Но в то же время нельзя и сказать, что откат произошел обратно к началу ревизии! Деньги устояли, а значит, устояли и не вполне совершенные товарные отношения. Даже в самые сложные времена сталинского террора все еще находилось место артелям, первобытному рынку, небольшим кооперативам и «индивидуальным предпринимателям», проваливавшимся сквозь сито административного контроля. Конституции 1936 года и 1977 года гарантировали им некоторые права. Возьмем, к примеру, такой неизбывный атрибут советского городского пейзажа, как будки «чистильщиков обуви». Они мягко свидетельствовали о том, что возможно и какое-то иное положение человека при самой суровой советской власти.
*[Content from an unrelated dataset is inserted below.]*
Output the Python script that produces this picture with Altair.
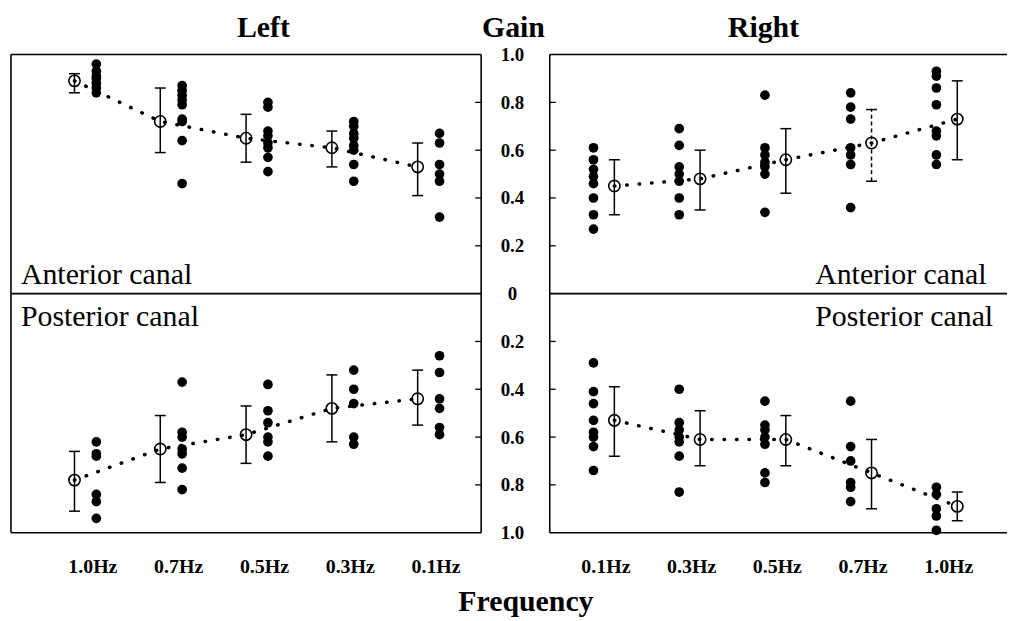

(Помню, как в 60-х я спросил коммуниста-отца, где работает чистильщик и участник ли он соревнования за звание «ударник коммунистического труда». Отец не нашелся, что ответить.)
И хотя повсеместно считалось (и так преподавалось во всех институтах на курсах марксизма-ленинизма), что советский социализм был самым передовым строем на планете, на партхозактивах 70-х годов все сравнения обязательно отталкивались от показателей капиталистического Запада — как от координаты «правильного» и «лидерского» в этом мире. А хозрасчет с премиальными окладами был мостиком от утопических к реальным отношениям субъектов экономического взаимодействия.
Второй НЭП — это конец 80-х — начало 90-х.
Тогда, как известно, советская система практически съела себя, не совладав с растущими аппетитами военно-промышленного комплекса и огромного бюрократического аппарата. Потребовалось снова пустить социум на вольные хлеба, разрешив зарабатывать там, где только представится такая возможность. В условиях надвинувшейся катастрофы государство сняло с себя обязанность заботиться о человеке, возложив эту обязанность непосредственно на нового нэпмана. И при этом НЭП-2, конечно, многое разрушил, чем заслужил проклятия истовых «государственников», однако он же легализовал прибавочную стоимость и торговый капитал, ликвидировал дефицит товаров первой необходимости и позволил России перейти на такой общепринятый экономический язык, с которым Россия могла свободно интегрироваться в западную цивилизацию. А главное, что НЭП-2 породил средний класс, который увидел перспективы в свободе и демократии.
Затухание второго НЭПА пришлось на второе десятилетние XXI века. Политические причины его много раз обсуждались. Но если взять шире, одним широким мазком, то, очевидно, снова виноват идеализм. На этот раз имперский, националистический и государственнический. И все та же борьба на вершине властной пирамиды, на этот раз за несменяемость экономически неэффективного режима.
«Государство» «нулевых» постепенно перестало позиционировать себя регулятором и непредвзятым гарантом права, эволюционировав в одну из конкурирующих капиталистических корпораций, постепенно задавившую всех остальных.
Как следствие, нулевой рост, резкое обесценивание национальной валюты, невозможность исполнения социальных обязательств в необходимом объеме и разрушение многих внешнеполитических связей (плоды деятельности весьма пестрой команды) вызвали к жизни лозунг третьего НЭПа. Или очередной либерализации. Очередного возвращения к здравому смыслу.
Открытое письмо экс-министра финансов Алексея Кудрина (очевидно, четырнадцать лет не сменяемому главе государства В. Путину, больше некому) прозвучало достаточно громко. Надо, наконец, вернуть доверие между властью, обществом и бизнесом. Все проблемы кроются здесь! Единственно, что пока непонятно: а что конкретно мы можем предложить сделать «утратившему доверие»?